Apache Accumulo Word Count example

The WordCount example (WordCount.java) uses MapReduce and Accumulo to compute word counts for a set of documents. This is accomplished using a map-only MapReduce job and a Accumulo table with combiners.

To run this example, create a directory in HDFS containing text files. You can use the Accumulo README for data:

$ hdfs dfs -mkdir /wc
$ hdfs dfs -copyFromLocal /path/to/accumulo/README.md /wc/README.md

Verify that the file was created:

$ hdfs dfs -ls /wc

After creating the table, run the WordCount MapReduce job with your HDFS input directory:

$ ./bin/runmr mapreduce.WordCount -i /wc

WordCount.java creates an Accumulo table (named with a SummingCombiner iterator attached to it. It runs a map-only M/R job that reads the specified HDFS directory containing text files and writes word counts to Accumulo table.

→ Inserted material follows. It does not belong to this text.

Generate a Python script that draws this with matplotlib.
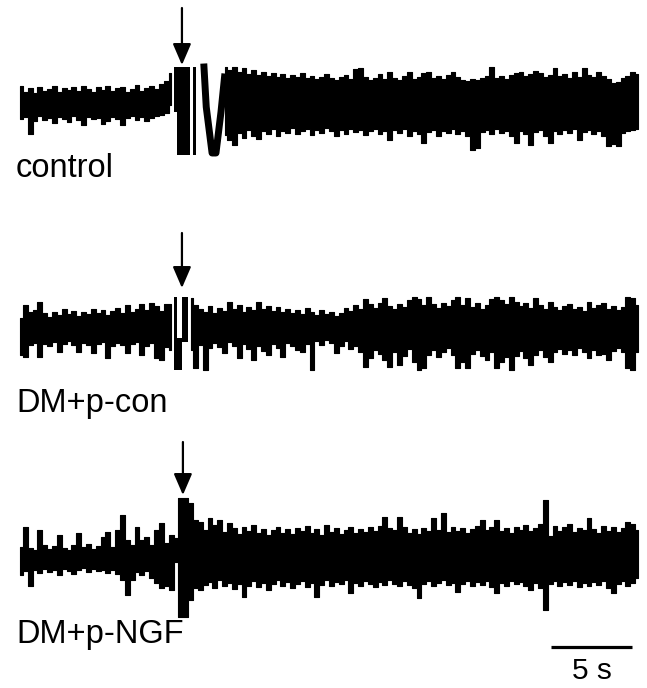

After the MapReduce job completes, query the Accumulo table to see word counts.

$ accumulo shell
username@instance> table wordCount
username@instance wordCount> scan -b the
the count:20080906 []    75
their count:20080906 []    2
them count:20080906 []    1
then count:20080906 []    1
...

When the WordCount MapReduce job was run above, the client properties were serialized into the MapReduce configuration. This is insecure if the properties contain sensitive information like passwords. A more secure option is store accumulo-client.properties in HDFS and run th job with the -D options. This will configure the MapReduce job to obtain the client properties from HDFS:

$ hdfs dfs -copyFromLocal ./conf/accumulo-client.properties /user/myuser/
$ ./bin/runmr mapreduce.WordCount -i /wc -t wordCount2 -d /user/myuser/accumulo-client.properties

After the MapReduce job completes, query the wordCount2 table. The results should be the same as before:

$ accumulo shell
username@instance> table wordCount
username@instance wordCount> scan -b the
the count:20080906 []    75
their count:20080906 []    2
...